「死人に口なし」とは?
「死人に口なし」とは「死んだ人間は何も話せないこと」、「死んだ人間に罪をかぶせても何の釈明もできないこと」といった二つの意味を持つ言葉です。「死体(死骸)に口無し」は誤りですので注意が必要です。
死んでしまった人はもちろん喋ることができません。たとえ訊きたいことがあっても当人が死んでしまっていたら、尋ねることはできません。死人から証言を取ろうとしても取れないのです。
死んだ人は話すことができないために無実の罪を着せられても弁論ができません。「死人に口なし」という言葉は「死人が生きているものから好き勝手に利用されてしまうこと」を表しています。大切なことはしっかりと記録に残しておくべきだという教えの言葉でもあります。
「死人に口なし」の使い方
「死人に口なし」はそもそも、「死んでしまった者は反論したり抗議したりすることは出来ないのだから、死者に罪を着せたり責任を負わせたりするべきではない」という意味で使われる言葉でした。現在では死人は口がきけないことを利用し罪を着せたり、口封じのために殺したりするときなどに使われます。
また刑事ドラマなどでは「事件の手がかりを掴みたいが、死人から話を聞くわけにもいかない」といった状況で使われることがあります。
昔は指紋などから証拠を得ることができないので、被害者の証言というのが重要でした。そのため犯人にとっては、被害者に生きていられると都合が悪いのです。時代劇では証拠を残さないために相手を殺すシーンで、「死人に口なし」が度々使われます。
- 「目撃者は始末してしまおう。死人に口なしだ」
- 「死人に口なしで、真相は永久に闇の中である」
- 「死人に口なしとばかりに、自分の罪を死人のせいにする」
- 「死人に口なしなのをいいことに、彼は亡くなった妻の悪口ばかり言っている」
「死人に口なし」の英語表現
「死人に口なし」を英語で表すと"Dead men tell no tales"になります。"tale"は「話、物語」の意味を持つ単語です。なので「死んだ人は話さない」という意味になり、「死人に口なし」を表現することができます。

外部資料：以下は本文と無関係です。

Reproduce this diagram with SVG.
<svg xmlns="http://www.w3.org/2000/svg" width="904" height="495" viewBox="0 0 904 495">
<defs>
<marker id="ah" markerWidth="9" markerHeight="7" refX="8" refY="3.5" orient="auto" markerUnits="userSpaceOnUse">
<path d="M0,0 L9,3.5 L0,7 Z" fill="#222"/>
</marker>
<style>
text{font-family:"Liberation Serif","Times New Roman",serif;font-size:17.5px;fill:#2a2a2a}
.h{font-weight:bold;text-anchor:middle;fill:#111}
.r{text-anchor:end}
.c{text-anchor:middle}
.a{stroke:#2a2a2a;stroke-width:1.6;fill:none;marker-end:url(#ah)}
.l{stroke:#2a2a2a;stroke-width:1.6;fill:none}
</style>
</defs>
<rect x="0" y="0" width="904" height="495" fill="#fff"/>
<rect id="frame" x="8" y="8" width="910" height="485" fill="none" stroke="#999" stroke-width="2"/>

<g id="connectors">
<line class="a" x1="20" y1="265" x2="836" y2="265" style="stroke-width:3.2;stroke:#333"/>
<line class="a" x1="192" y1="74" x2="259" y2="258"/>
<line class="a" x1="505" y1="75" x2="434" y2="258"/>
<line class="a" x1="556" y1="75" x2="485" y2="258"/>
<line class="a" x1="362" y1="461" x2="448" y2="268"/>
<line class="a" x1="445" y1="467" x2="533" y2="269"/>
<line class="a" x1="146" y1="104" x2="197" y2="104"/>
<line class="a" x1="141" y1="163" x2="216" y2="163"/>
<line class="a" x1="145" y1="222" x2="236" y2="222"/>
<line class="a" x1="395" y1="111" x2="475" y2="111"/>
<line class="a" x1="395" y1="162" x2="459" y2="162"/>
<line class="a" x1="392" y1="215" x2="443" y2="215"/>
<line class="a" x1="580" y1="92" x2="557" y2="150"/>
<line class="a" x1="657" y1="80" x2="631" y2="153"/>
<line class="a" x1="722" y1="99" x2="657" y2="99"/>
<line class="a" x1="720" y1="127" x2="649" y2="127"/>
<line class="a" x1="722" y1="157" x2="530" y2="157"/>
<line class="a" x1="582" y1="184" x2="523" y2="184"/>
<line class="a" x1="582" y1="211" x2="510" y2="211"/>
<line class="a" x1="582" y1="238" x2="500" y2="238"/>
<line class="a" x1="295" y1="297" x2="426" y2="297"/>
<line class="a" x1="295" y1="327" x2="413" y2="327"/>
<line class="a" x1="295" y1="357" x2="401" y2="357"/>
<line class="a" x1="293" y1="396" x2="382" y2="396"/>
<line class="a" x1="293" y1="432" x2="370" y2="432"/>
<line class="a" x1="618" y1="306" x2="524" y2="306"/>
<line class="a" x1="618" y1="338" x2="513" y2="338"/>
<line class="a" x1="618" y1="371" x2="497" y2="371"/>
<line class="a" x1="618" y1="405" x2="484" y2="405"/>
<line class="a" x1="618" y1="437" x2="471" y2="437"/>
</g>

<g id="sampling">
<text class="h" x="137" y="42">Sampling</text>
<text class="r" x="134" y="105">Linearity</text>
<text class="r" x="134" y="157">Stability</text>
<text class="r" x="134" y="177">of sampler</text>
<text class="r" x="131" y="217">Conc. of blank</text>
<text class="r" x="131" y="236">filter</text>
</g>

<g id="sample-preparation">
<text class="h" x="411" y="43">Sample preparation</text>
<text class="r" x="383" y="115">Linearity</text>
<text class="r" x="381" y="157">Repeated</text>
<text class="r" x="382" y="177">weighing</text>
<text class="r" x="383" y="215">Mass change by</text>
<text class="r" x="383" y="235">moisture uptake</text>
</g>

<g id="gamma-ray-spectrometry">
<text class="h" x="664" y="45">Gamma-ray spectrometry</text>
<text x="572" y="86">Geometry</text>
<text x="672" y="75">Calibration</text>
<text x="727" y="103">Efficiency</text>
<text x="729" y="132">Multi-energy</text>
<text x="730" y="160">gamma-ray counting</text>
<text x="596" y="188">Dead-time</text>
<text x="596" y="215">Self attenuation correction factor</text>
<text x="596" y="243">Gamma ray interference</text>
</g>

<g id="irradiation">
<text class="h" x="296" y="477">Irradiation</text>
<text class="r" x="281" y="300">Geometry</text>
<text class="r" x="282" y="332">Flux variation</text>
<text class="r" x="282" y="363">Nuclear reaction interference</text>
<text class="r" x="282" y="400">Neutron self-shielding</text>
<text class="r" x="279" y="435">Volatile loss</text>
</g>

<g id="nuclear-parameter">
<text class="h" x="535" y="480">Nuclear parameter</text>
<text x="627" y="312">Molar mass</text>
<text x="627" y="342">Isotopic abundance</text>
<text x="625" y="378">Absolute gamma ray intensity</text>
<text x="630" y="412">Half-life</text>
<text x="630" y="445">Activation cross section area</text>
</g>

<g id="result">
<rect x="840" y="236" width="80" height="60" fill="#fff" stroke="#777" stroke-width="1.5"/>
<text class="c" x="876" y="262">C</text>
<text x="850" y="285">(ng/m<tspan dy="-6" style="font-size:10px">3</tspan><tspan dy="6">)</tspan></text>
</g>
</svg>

ちなみに"men"は"man"の複数形ですが、性別関係なく人間全体を指して使われます。
「死人に口なし」の類語
「死人に口なし」の類語には「死人に妄語」という言葉があります。「死人に妄語」とは「うそを言い立てて、死人に罪を背負わせること」、「死人に無実の罪を着せること」を意味する言葉です。
死人が話さないのをいいことに罪をなすりつけるという「死人に口なし」に近い意味を持っています。また同じような意味で「死人に罪あり」という言葉もあります。
「死」に関連することわざ
「九死に一生を得る」
「九死に一生を得る」とは「ほとんど命が助かりそうもない、今にも死んでしまいそうな状態からかろうじて助かる」という意味のことわざです。
「九死」とは九度の死のことではありません。九分の「生」を捨てて、残りの一分の「生」を拾う幸運のことを言います。
「死に花を咲かせる」
「死に花を咲かせる」とは「立派に死んで、死後に誉れを残す」「死んでかえって誉れが増す」という意味です。死んでも名を馳せるような立派な人間になりたい、どうせ死ぬなら最後に成功を収めたいといった思いを込めて使われる言葉です。
「死に馬に鍼をさす」
「死に馬に鍼(はり)をさす」とは「何の効果もなく、無駄であること」を例えることわざです。すでに死んでしまった馬に鍼を施して治療しても、生き返ることはなく、無駄であることから出来た言葉です。